Sunday, October 26, 2014

Home.

“Home is where the heart is.” 
“Home is where you make it.”
“You can always go home.” 
“There’s no place like home.”

When it comes to quotes about ‘home’, I can hear them over and over again and they still ring true. After certain life events, I have come to accept that as much as I want home to be a backyard or a front porch that I’ve played on my entire life, that isn’t the case for me. My children will never visit their grandparents where I once grew up or play where I played. I envy people who grew up in one house their entire lives and will continue to take their children back there to relive memories, but I don’t have that, and in return that has made me appreciate seeing home in different forms.  

When I think of home, I first think of my brothers. They are my constant in life; the stability in my childhood memories; however, if I had to choose now, then home would be wherever my husband is. Isn’t it amazing that when it comes down to it, we stake our feelings of home in other people, not places and things?  
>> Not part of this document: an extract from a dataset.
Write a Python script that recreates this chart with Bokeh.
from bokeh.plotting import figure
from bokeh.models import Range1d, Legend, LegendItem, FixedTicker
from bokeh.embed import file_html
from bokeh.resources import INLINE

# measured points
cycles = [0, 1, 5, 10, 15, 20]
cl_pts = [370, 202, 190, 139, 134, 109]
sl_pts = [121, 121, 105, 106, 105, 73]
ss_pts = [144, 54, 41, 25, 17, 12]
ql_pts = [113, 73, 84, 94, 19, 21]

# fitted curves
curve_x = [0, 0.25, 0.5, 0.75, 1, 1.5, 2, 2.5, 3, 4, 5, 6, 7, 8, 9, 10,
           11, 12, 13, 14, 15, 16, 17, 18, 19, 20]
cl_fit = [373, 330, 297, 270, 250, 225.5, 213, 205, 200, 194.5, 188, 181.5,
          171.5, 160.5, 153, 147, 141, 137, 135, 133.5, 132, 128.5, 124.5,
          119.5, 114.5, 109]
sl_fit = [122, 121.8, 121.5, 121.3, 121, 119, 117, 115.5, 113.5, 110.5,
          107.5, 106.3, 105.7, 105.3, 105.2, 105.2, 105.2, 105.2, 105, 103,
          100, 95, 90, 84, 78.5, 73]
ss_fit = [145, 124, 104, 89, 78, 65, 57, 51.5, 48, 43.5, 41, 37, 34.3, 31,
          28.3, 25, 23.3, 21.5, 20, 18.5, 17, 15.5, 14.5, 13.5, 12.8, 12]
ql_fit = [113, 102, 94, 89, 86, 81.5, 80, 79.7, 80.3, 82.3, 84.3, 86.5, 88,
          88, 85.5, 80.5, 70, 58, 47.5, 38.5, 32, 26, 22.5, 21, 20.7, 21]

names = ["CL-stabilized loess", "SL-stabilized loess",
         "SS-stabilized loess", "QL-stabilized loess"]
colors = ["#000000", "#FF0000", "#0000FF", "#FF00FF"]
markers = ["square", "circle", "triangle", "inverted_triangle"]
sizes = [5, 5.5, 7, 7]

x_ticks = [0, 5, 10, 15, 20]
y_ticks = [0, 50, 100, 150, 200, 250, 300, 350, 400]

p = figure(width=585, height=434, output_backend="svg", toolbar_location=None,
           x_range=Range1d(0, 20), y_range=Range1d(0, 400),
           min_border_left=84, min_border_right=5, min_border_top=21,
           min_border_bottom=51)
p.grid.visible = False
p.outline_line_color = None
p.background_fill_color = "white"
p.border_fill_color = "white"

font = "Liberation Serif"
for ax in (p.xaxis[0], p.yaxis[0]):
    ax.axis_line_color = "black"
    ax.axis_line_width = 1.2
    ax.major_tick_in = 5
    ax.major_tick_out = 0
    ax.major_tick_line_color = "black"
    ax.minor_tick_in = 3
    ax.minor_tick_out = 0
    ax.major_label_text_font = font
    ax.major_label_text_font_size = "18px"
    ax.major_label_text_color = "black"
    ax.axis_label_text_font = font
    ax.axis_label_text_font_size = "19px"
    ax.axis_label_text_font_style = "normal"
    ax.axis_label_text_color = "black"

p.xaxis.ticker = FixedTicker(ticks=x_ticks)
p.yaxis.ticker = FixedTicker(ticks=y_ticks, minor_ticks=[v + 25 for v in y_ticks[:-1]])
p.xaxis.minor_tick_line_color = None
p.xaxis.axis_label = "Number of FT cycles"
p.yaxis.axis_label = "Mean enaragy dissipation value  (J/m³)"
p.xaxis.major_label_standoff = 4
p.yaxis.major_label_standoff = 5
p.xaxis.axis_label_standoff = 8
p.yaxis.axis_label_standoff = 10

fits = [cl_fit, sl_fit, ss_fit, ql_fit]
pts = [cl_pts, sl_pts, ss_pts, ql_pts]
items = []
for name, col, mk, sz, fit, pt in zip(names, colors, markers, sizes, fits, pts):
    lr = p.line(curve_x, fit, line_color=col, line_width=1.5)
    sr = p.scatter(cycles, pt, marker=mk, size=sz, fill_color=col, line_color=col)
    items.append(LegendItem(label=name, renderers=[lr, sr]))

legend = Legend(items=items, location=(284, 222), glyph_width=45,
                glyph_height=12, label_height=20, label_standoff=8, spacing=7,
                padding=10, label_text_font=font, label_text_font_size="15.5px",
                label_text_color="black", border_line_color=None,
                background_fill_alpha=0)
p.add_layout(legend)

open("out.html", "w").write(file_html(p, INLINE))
It’s memories and feelings that make us feel home. Certain smells and tastes take us back to being home and songs and movies will put us there too. Like my mom’s sweet potato casserole at Thanksgiving or watching the original Grinch on Christmas Eve. There are a million tiny instances that culminate our vision of home. Wherever we have a feeling of upmost content and happiness, feelings of safety and joy—that’s home. The physical place where we happen to feel these emotions is where we label it, and for me, that place is Tennessee. 
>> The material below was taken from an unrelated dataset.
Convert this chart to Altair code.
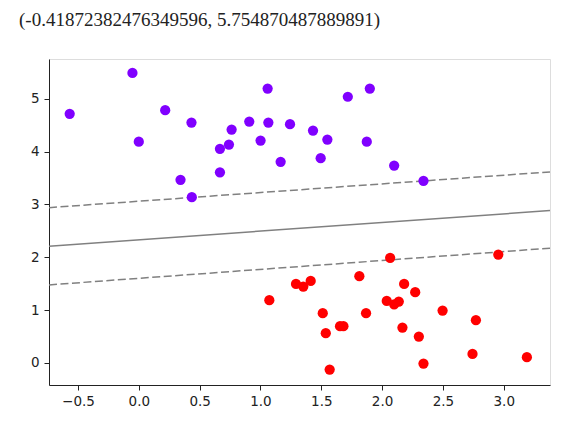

Tennessee is not where I was born. I was born in Kentucky and moved to southern Indiana before I was a year old. I lived in Indiana until I was about 9 years old and from there, moved to Tennessee. Tennessee is where I grew close to my brothers. Where our sibling relationships turned into the best of friendships. It’s where I met some girls that became my sisters and will be my forever friends. Tennessee is where God provided me with the love of my life in the form of a high-school sweetheart. I found God in Tennessee, lost Him for a short time, and then found Him again. It’s where my faith was created and developed and where I realized a church could be a home too. It’s where I hope to raise my children and where I hope my family will reunite for good. Tennessee is where the strongest of my relationships were formed and where every time I come back, I feel whole again. If that’s not home, I don’t know what is. 

What I’ve learned is, if you want to find where you call home, then move somewhere else. It wasn’t until I left Tennessee that I fully realized its significance in my life. So I guess that whole “you don’t realize what you have until it’s gone” quote rings true for me too. Moving has taught me to value home, but to also welcome new experiences. Appreciate what you have and where you came from, but strive for something more. Plant pieces of your heart everywhere you go instead of wishing you were somewhere different, somewhere more like home. 

Dorothy had it right, there really is no place like home, and just like her, I’ll find my way back there some day. But for now my husband, the pups, and our couch is the best home I could ever ask for. After all, home IS where you make it.